Once the tariff tool becomes legally constrained and politically theatrical, it starts to lose its middle-ground function. It is still noisy but less convincing. Political polarization dulls the blade, and when the challenging party argues that war isn’t the answer while openly challenging the other tools in the box, the real winner is China.
That is a problem because the United States needs that middle ground. A relationship as large and combustible as the U.S.–China one cannot be managed entirely through aircraft carriers, export blacklists, and public ultimatums. Economics matters because it offers a space between accommodation and confrontation. If that space shrinks, every crisis begins to push the relationship toward the harder end of the ladder—the one being used as a wedge at home. We are being groomed to be our own worst enemies by our adversaries.
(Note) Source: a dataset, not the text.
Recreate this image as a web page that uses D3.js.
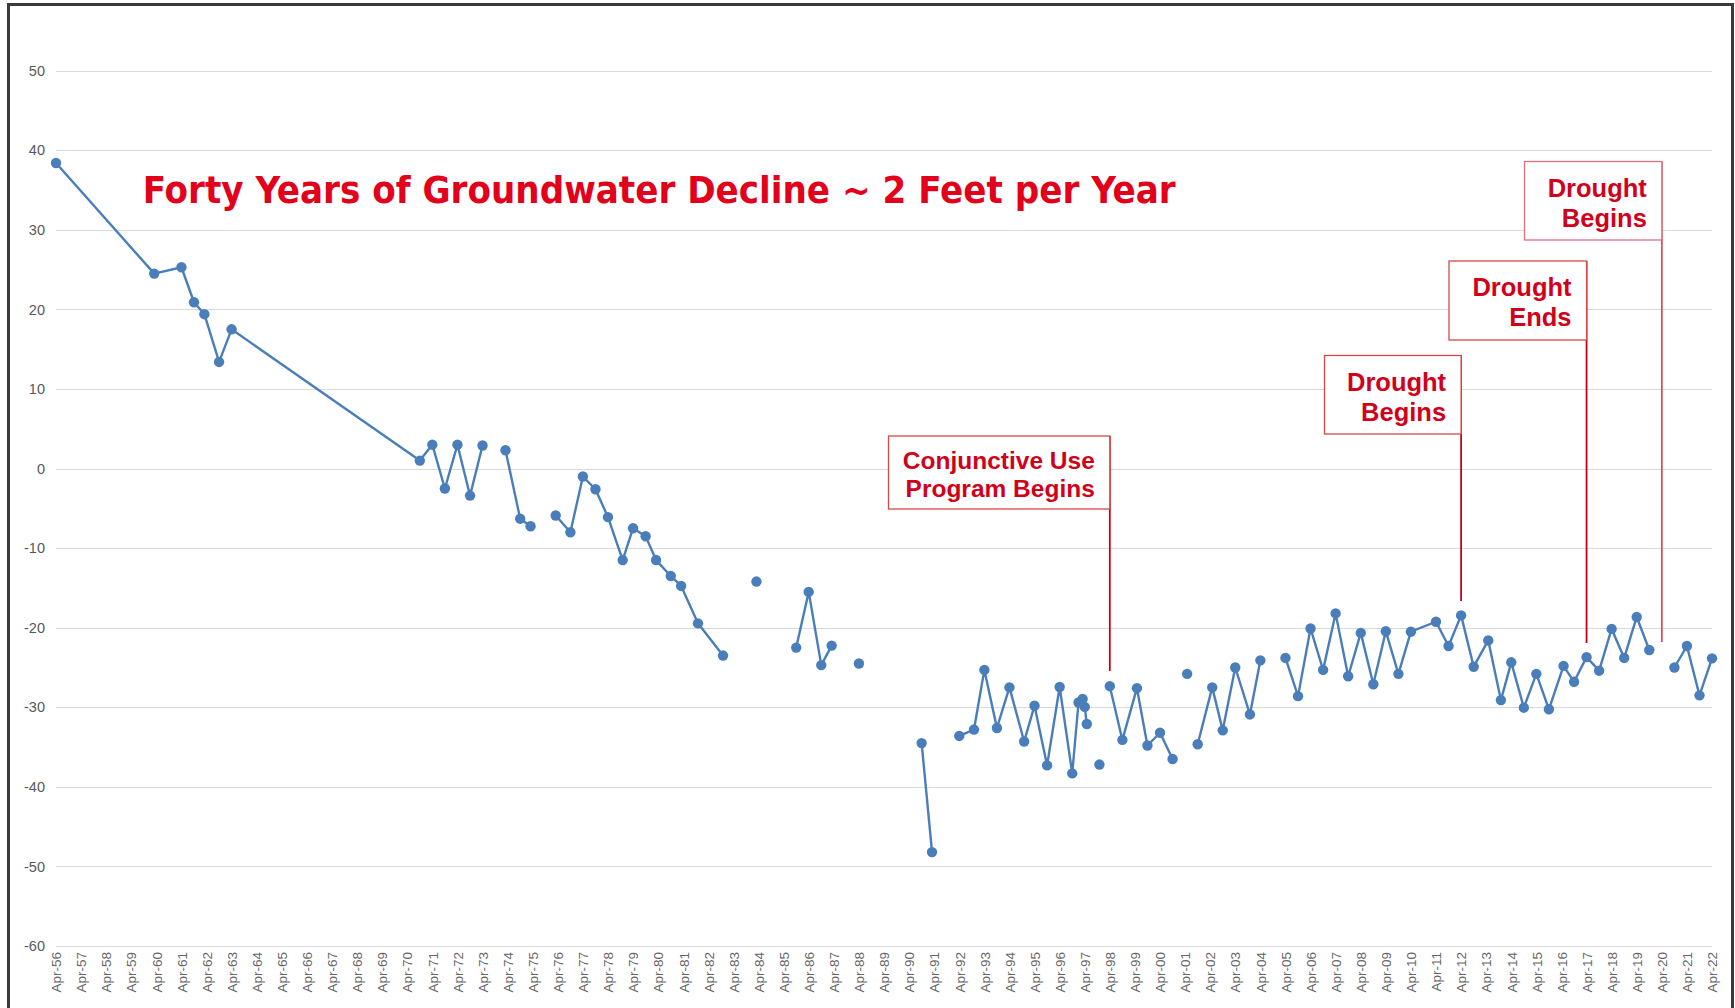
<!DOCTYPE html>
<html>
<head>
<meta charset="utf-8">
<script src="https://cdn.jsdelivr.net/npm/d3@7"></script>
<style>
  html, body { margin: 0; padding: 0; background: #fff; }
  svg { display: block; }
</style>
</head>
<body>
<div id="chart"></div>
<script>
// Groundwater level readings (feet), one entry per measurement
const dates = [
  "1956-04", "1960-03", "1961-04", "1961-10", "1962-03", "1962-10", "1963-04",
  "1970-10", "1971-04", "1971-10", "1972-04", "1972-10", "1973-04",
  "1974-03", "1974-10", "1975-03",
  "1976-03", "1976-10", "1977-04", "1977-10", "1978-04", "1978-11", "1979-04",
  "1979-10", "1980-03", "1980-10", "1981-03", "1981-11", "1982-11",
  "1984-03",
  "1985-10", "1986-04", "1986-10", "1987-03",
  "1988-04",
  "1990-10", "1991-03",
  "1992-04", "1992-11", "1993-04", "1993-10", "1994-04", "1994-11", "1995-04",
  "1995-10", "1996-04", "1996-10", "1997-01", "1997-03", "1997-04", "1997-05",
  "1997-11",
  "1998-04", "1998-10", "1999-05", "1999-10", "2000-04", "2000-10",
  "2001-05",
  "2001-10", "2002-05", "2002-10", "2003-04", "2003-11", "2004-04",
  "2005-04", "2005-10", "2006-04", "2006-10", "2007-04", "2007-10", "2008-04",
  "2008-10", "2009-04", "2009-10", "2010-04", "2011-04", "2011-10", "2012-04",
  "2012-10", "2013-05", "2013-11", "2014-04", "2014-10", "2015-04", "2015-10",
  "2016-05", "2016-10", "2017-04", "2017-10", "2018-04", "2018-10", "2019-04",
  "2019-10",
  "2020-10", "2021-04", "2021-10", "2022-04"
];
const levels = [
  38.4, 24.5, 25.3, 20.9, 19.4, 13.4, 17.5,
  1.0, 3.0, -2.5, 3.0, -3.4, 2.9,
  2.3, -6.3, -7.25,
  -5.9, -8.0, -1.0, -2.6, -6.1, -11.5, -7.5,
  -8.5, -11.5, -13.5, -14.75, -19.45, -23.5,
  -14.2,
  -22.5, -15.5, -24.7, -22.25,
  -24.5,
  -34.5, -48.2,
  -33.6, -32.8, -25.3, -32.6, -27.5, -34.3, -29.8,
  -37.3, -27.45, -38.3, -29.4, -28.95, -29.95, -32.1,
  -37.2,
  -27.35, -34.1, -27.6, -34.8, -33.2, -36.5,
  -25.8,
  -34.65, -27.5, -32.9, -25.0, -30.9, -24.1,
  -23.8, -28.6, -20.1, -25.3, -18.2, -26.1, -20.65,
  -27.1, -20.45, -25.8, -20.5, -19.25, -22.3, -18.45,
  -24.9, -21.6, -29.1, -24.35, -30.05, -25.8, -30.25,
  -24.8, -26.8, -23.7, -25.4, -20.15, -23.8, -18.65,
  -22.8,
  -25.0, -22.3, -28.5, -23.85
];
// readings that start a new line piece (gaps in the record)
const breaksBefore = [
  "1974-03", "1976-03", "1984-03", "1985-10", "1988-04", "1990-10", "1992-04",
  "1997-11", "1998-04", "2001-05", "2001-10", "2005-04", "2020-10"
];

const yTicks = [-60, -50, -40, -30, -20, -10, 0, 10, 20, 30, 40, 50];
const firstYear = 1956;
const lastYear = 2022;

const titleText = "Forty Years of Groundwater Decline ~ 2 Feet per Year";
const eventDates = ["1998-04", "2012-04", "2017-04", "2020-04"];
const eventLabels = [
  ["Conjunctive Use", "Program Begins"],
  ["Drought", "Begins"],
  ["Drought", "Ends"],
  ["Drought", "Begins"]
];

// callout box layout (pixels)
const callouts = [
  { left: 888.5, top: 436, height: 73, lineEnd: 671, size: 24.5, first: 33, second: 61 },
  { left: 1324.5, top: 355.5, height: 78.5, lineEnd: 601, size: 25.5, first: 35, second: 65 },
  { left: 1449, top: 261, height: 79, lineEnd: 643, size: 25.5, first: 35, second: 65 },
  { left: 1524.5, top: 161.5, height: 78.5, lineEnd: 642, size: 25.5, first: 35, second: 65 }
];

const width = 1735;
const height = 1008;
const parse = d3.timeParse("%Y-%m");

const readings = dates.map((d, i) => ({ date: parse(d), value: levels[i] }));
let seg = 0;
readings.forEach((r, i) => {
  if (breaksBefore.includes(dates[i])) seg++;
  r.seg = seg;
});

const svg = d3
  .select("#chart")
  .append("svg")
  .attr("width", width)
  .attr("height", height);

const x = d3
  .scaleTime()
  .domain([new Date(firstYear, 3, 1), new Date(lastYear, 3, 1)])
  .range([56, 1712]);

const y = d3.scaleLinear().domain([-60, 50]).range([946, 70.7]);

// outer frame (left, top, right)
svg
  .append("path")
  .attr("d", `M8.5,${height} V4.5 H1732.5 V${height}`)
  .attr("fill", "none")
  .attr("stroke", "#3a3a3a")
  .attr("stroke-width", 3);

// gridlines
svg
  .append("g")
  .selectAll("line")
  .data(yTicks)
  .enter()
  .append("line")
  .attr("x1", x.range()[0])
  .attr("x2", x.range()[1])
  .attr("y1", (d) => Math.round(y(d)) + 0.5)
  .attr("y2", (d) => Math.round(y(d)) + 0.5)
  .attr("stroke", "#d9d9d9")
  .attr("stroke-width", 1);

// y axis labels
const yAxis = svg
  .append("g")
  .attr("transform", `translate(${x.range()[0] - 11},0)`)
  .call(
    d3
      .axisLeft(y)
      .tickValues(yTicks)
      .tickSize(0)
      .tickPadding(0)
      .tickFormat((d) => String(d))
  );
yAxis.select(".domain").remove();
yAxis
  .selectAll("text")
  .attr("font-family", "'Liberation Sans', Arial, sans-serif")
  .attr("font-size", 14.5)
  .attr("fill", "#595959");

// x axis labels, one per April
const yearTicks = d3.range(firstYear, lastYear + 1).map((yr) => new Date(yr, 3, 1));
const xAxis = svg
  .append("g")
  .attr("transform", `translate(0,${y(-60)})`)
  .call(
    d3
      .axisBottom(x)
      .tickValues(yearTicks)
      .tickSize(0)
      .tickFormat(d3.timeFormat("%b-%y"))
  );
xAxis.select(".domain").remove();
xAxis
  .selectAll("text")
  .attr("font-family", "'Liberation Sans', Arial, sans-serif")
  .attr("font-size", 13.5)
  .attr("fill", "#666")
  .attr("text-anchor", "end")
  .attr("transform", "rotate(-90)")
  .attr("x", -6)
  .attr("y", 0)
  .attr("dy", "0.35em");

// event callouts
callouts.forEach((c, i) => {
  const right = x(parse(eventDates[i]));
  const g = svg.append("g");
  g.append("line")
    .attr("x1", right)
    .attr("x2", right)
    .attr("y1", c.top)
    .attr("y2", c.lineEnd)
    .attr("stroke", i === 3 ? "#d9505f" : "#c4001c")
    .attr("stroke-width", 1.8);
  g.append("rect")
    .attr("x", c.left)
    .attr("y", c.top)
    .attr("width", right - c.left)
    .attr("height", c.height)
    .attr("fill", "#fff")
    .attr("stroke", i === 3 ? "#e07080" : "#d24a4a")
    .attr("stroke-width", 1.3);
  eventLabels[i].forEach((t, k) => {
    g.append("text")
      .attr("x", right - 15)
      .attr("y", c.top + (k === 0 ? c.first : c.second))
      .attr("text-anchor", "end")
      .attr("font-family", "'Liberation Sans', Arial, sans-serif")
      .attr("font-weight", "bold")
      .attr("font-size", c.size)
      .attr("fill", "#d0021b")
      .text(t);
  });
});

// title
svg
  .append("text")
  .attr("x", 142.7)
  .attr("y", 202.5)
  .attr("font-family", "'DejaVu Sans Condensed', 'DejaVu Sans', sans-serif")
  .attr("font-stretch", "condensed")
  .attr("font-weight", "bold")
  .attr("font-size", 37.5)
  .attr("fill", "#e2001a")
  .attr("textLength", 1033)
  .attr("lengthAdjust", "spacingAndGlyphs")
  .text(titleText);

// groundwater series
const line = d3
  .line()
  .x((d) => x(d.date))
  .y((d) => y(d.value));

const pieces = d3.groups(readings, (d) => d.seg);
svg
  .append("g")
  .selectAll("path")
  .data(pieces)
  .enter()
  .append("path")
  .attr("d", (d) => line(d[1]))
  .attr("fill", "none")
  .attr("stroke", "#4a7ebb")
  .attr("stroke-width", 2.4)
  .attr("stroke-linejoin", "round");

svg
  .append("g")
  .selectAll("circle")
  .data(readings)
  .enter()
  .append("circle")
  .attr("cx", (d) => x(d.date))
  .attr("cy", (d) => y(d.value))
  .attr("r", 5.2)
  .attr("fill", "#4a7ebb");
</script>
</body>
</html>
The Iran war helped delay the summit, and it has spilled directly into the U.S.–China conversation. Instead of trade and security being distinct files, they are now bleeding into each other. Washington is trying to pressure Iran, warn China, reassure allies, and preserve its own credibility in Asia at the same time. That is a crowded strategy, and crowded strategies tend to become blunt.
What Beijing Will Understand
So when Trump sits across from Xi this month, the real asymmetry may not be visible in the headlines. It will be visible in what each man knows about the other’s room to maneuver. Trump still has power. He still has sanctions. He still has the ability to raise costs for China in targeted and painful ways. But he no longer arrives with quite the same aura of instant tariff escalation. Xi will understand that. He will know that Trump can still threaten but that some of those threats now carry legal limitations, and he will know that Beijing can encourage and influence that drag through domestic infighting.
This knowledge does not guarantee a Chinese advantage. It does mean Beijing walks into the summit with one less reason to flinch. And in diplomacy, that matters. A threat does not have to disappear to lose value. Sometimes it only has to slow down. The coming summit may still produce the usual declarations about stability and dialogue. But behind the smiles, both sides know the balance has shifted a little. America still has enormous economic power. It just has less freedom than before to wield it at presidential speed.
Views expressed in this article are the opinions of the author and do not necessarily reflect the views of The Epoch Times.